As Easter approaches each year, Canadians gather at the towering white memorial that stands upon Vimy Ridge, its two pillars reaching to Heaven like hands in prayer. It commemorates their nation’s heroic victory on a battlefield far from home. They come to honour the memory of young men who gave their lives in the cause of freedom.

The designer of the majestic monument had a dream of dead soldiers rising to come to the aid of the living. Captain William Longstaff captured it in his painting ‘The Ghosts of Vimy Ridge’ When I saw it for the first time, it spoke to me of the Easter story recorded in the pages of the Bible. A story of selfless sacrifice but also of new life and victory. The New Testament Gospel writers provide us with eyewitness accounts of the resurrection of Jesus following his death three days earlier over that first Easter weekend.

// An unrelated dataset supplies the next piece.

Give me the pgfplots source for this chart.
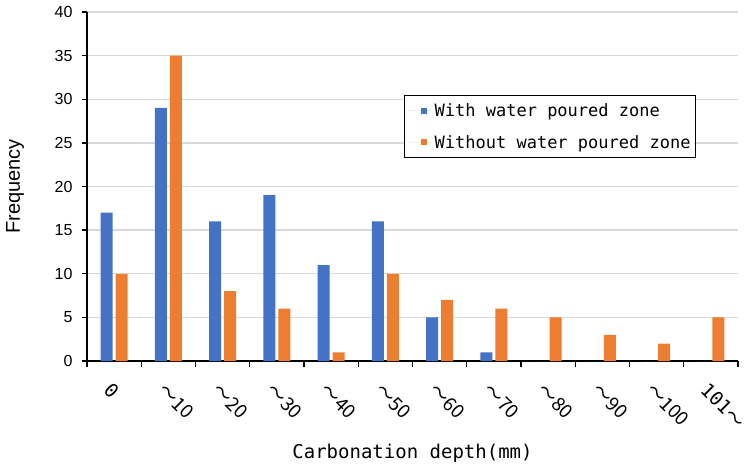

Vimy Ridge is preserved not just as a battlefield, but as hallowed ground. Trenches have been reclaimed by nature and echoes of gunfire replaced by the whisper of the wind. But the memories remain. And so we stand in the shadow of these two Easter battles that were fought and won on the hills of Vimy and Golgotha. The sacrifice at Easter 1917 shaped the soul of a nation. The sacrifice and resurrection of Jesus opened up the access route to God for us all.